Stripe is the first announced merchant service provider to support Tap to Pay on iPhone, enabling the service for business customers and the Shopify Point of Sale app this spring. Tap to Pay on iPhone will also be supported for third parties' software development kits in an pending iOS software beta. The technology works on the iPhone XS series of devices, released in 2018, and newer models.

Apple's release only mentioned iPhones, though the technology could theoretically be applied to other Apple devices. The iPad, for example, could serve as an in-store payment terminal, according to 9to5mac, a blog that follows Apple. The 2022 line of iPads is expected to be announced in March or April, consistent with Apple's yearly upgrade cycle.

Apple did not provide comment from an executive by deadline. Stripe referred questions to Apple's press release from Apple and social media posts from founders John Collison and Patrick Collison.

Apple does not appear to be acting as a direct merchant acquirer, with Stripe playing that role in the initial deployment. "In collaboration with payment platforms, app developers and payment networks, we're making it easier than ever for businesses of all sizes, from solopreneurs to large retailers, to seamlessly accept contactless payments," said Jennifer Bailey, vice president of Apple Pay and Apple Wallet, in a release.

Apple Pay has about 507 million users globally, and controls about 92% of the U.S. mobile wallet payments market, according to Statista. Apple reports 90% of merchants in the U.S. accept Apple Pay (though one of the largest merchants, Walmart, does not). And Stripe works with millions of merchants globally.

"This increases accessibility and therefore could expand the number of merchants accepting card payments," said Jordan McKee, principal analyst for digital payments at S&P Global Market Intelligence in Bethesda, Maryland.

"What’s unclear is if Apple is charging processors like Stripe a per-transaction fee for each payment enabled by Tap to Pay on iPhone, akin to the fee card issuers must pay for Apple Pay transactions," McKee said. "It is quite plausible that it is."

For Apple, this launch is in part intended to increase utilization of Apple Pay, McKee said, adding Stripe, which has largely built its business by enabling merchants to tap e-commerce sales, could move deeper into card-present commerce in stores.
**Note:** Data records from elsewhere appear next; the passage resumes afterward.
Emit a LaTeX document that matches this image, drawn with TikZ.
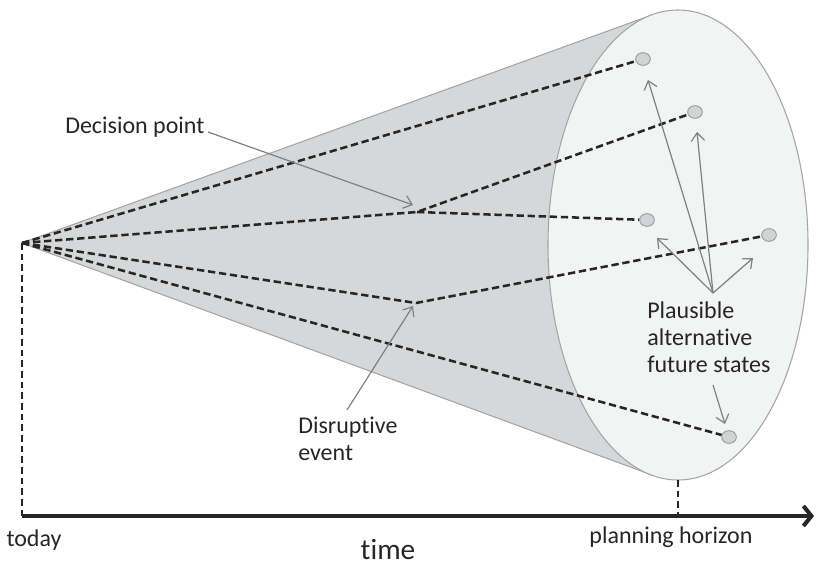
\documentclass[tikz,border=0pt]{standalone}
\usepackage{fontspec}
\setmainfont{Carlito}[RawFeature={-liga;-clig;-dlig}]
\usetikzlibrary{arrows.meta,shapes.geometric}
\definecolor{coneside}{HTML}{D6D7D8}
\definecolor{coneface}{HTML}{F2F3F3}
\definecolor{coneedge}{HTML}{A4A5A6}
\definecolor{dotfill}{HTML}{D2D3D4}
\definecolor{dotedge}{HTML}{9A9B9C}
\definecolor{pointer}{HTML}{7F8081}
\definecolor{ink}{HTML}{262626}
\begin{document}
\begin{tikzpicture}[x=0.75pt,y=-0.75pt,
  pathline/.style={draw=ink,line width=1.9pt,dash pattern=on 5.5pt off 2.8pt},
  guide/.style={draw=ink,line width=1.4pt,dash pattern=on 5pt off 3pt},
  state/.style={ellipse,draw=dotedge,fill=dotfill,line width=0.7pt,minimum width=11pt,minimum height=9.5pt,inner sep=0pt},
  callout/.style={draw=pointer,line width=0.9pt,-{Straight Barb[length=6pt,width=10pt]}},
  lbl/.style={text=ink,font=\fontsize{18}{20}\selectfont,inner sep=0pt},
  axis/.style={draw=black!85,line width=3pt,-{Straight Barb[length=6pt,width=15pt]}}]
\useasboundingbox (0,0) rectangle (816,567);

% cone body and its end face
\coordinate (apex) at (22,243);
\fill[coneside,draw=coneedge,line width=0.8pt] (apex) -- (652,15) -- (678,245) -- (652,475) -- cycle;
\draw[fill=coneface,draw=coneedge,line width=0.8pt] (678,245) ellipse [x radius=97.5pt,y radius=176.25pt];

% future states
\node[state] (s1) at (643,59) {};
\node[state] (s2) at (695,112) {};
\node[state] (s3) at (647,220) {};
\node[state] (s4) at (769,235) {};
\node[state] (s5) at (729,437) {};

% branching points
\coordinate (dp) at (417,212);
\coordinate (de) at (416,303);

% scenario paths
\draw[pathline] (apex) -- (s1);
\draw[pathline] (apex) -- (dp) -- (s2);
\draw[pathline] (dp) -- (s3);
\draw[pathline] (apex) -- (de) -- (s4);
\draw[pathline] (apex) -- (s5);

% time axis
\coordinate (t0) at (22,516);
\coordinate (tend) at (814,516);
\coordinate (hz) at (678,516);
\coordinate (hztop) at (678,480);
\draw[guide] (apex) -- (t0);
\draw[guide] (hztop) -- (hz);
\draw[axis] (t0) -- (tend);

% labels
\node[lbl,anchor=west] (ldp) at (65,127) {Decision point};
\node[lbl,anchor=north west,align=left] (lde) at (298,417) {Disruptive\\event};
\node[lbl,anchor=north west,align=left] (lpf) at (647,302) {Plausible\\alternative\\future states};
\node[lbl] (ltoday) at (34,540) {today};
\node[lbl] (lhz) at (671,537) {planning horizon};
\node[lbl,font=\fontsize{22}{24}\selectfont] (ltime) at (388,550) {time};

% callouts
\coordinate (dpfrom) at (208,132);
\coordinate (dptip) at (413,205);
\draw[callout] (dpfrom) -- (dptip);
\coordinate (defrom) at (347,410);
\coordinate (detip) at (413,306);
\draw[callout] (defrom) -- (detip);
\coordinate (fan) at (713,293);
\coordinate (f1) at (648,80);
\coordinate (f2) at (697,132);
\coordinate (f3) at (657,238);
\coordinate (f4) at (753,258);
\draw[callout] (fan) -- (f1);
\draw[callout] (fan) -- (f2);
\draw[callout] (fan) -- (f3);
\draw[callout] (fan) -- (f4);
\coordinate (pfrom) at (713,385);
\coordinate (ptip) at (725,424);
\draw[callout] (pfrom) -- (ptip);
\end{tikzpicture}
\end{document}
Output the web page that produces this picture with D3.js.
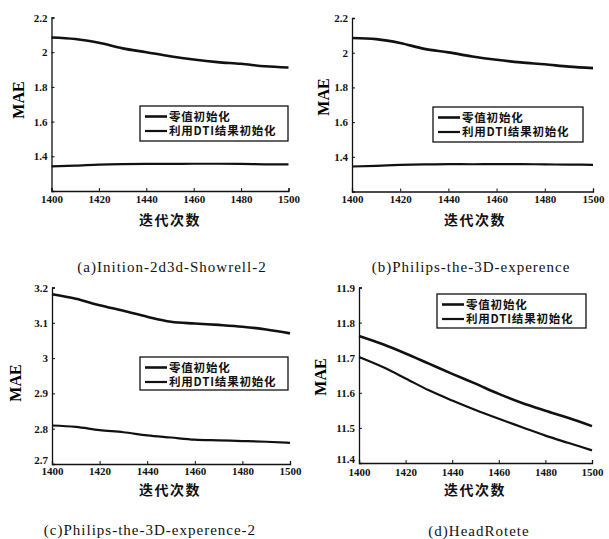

"While other processor partnerships are likely to be announced in the future, Stripe benefits from a first-mover advantage, which could allow it to win business away from Square and PayPal in the near term," McKee said.

Apple has been developing contactless acceptance technology for at least the past two years. Its launch of Tap to Pay on iPhonehas been rumored for weeks, and Apple in 2020 acquired Mobeewave, a Montreal-based company that builds technology that turns iPhones into point of sale devices.

"Apple's announcement is a confirmation that we're not crazy to be working on payment software," said Sam Shawki, CEO of MagicCube, which has been working to deploy contactless technology for merchants over the past several years. Apple's Tap to Pay on iPhone can exist alongside traditional point of sale terminals but could also become a primary payment acceptance method, boosting other contactless options at the same time, Shawki said.

While Apple devices aren't universally used and may be too expensive for merchants in some markets, the Apple announcement creates more momentum for "downloadable" payment acceptance from Android or other operating systems.

"This means cloud-based tech is coming for payments," said Shawki. "People like to say this announcement is about Apple versus Square. But it's really about software versus hardware."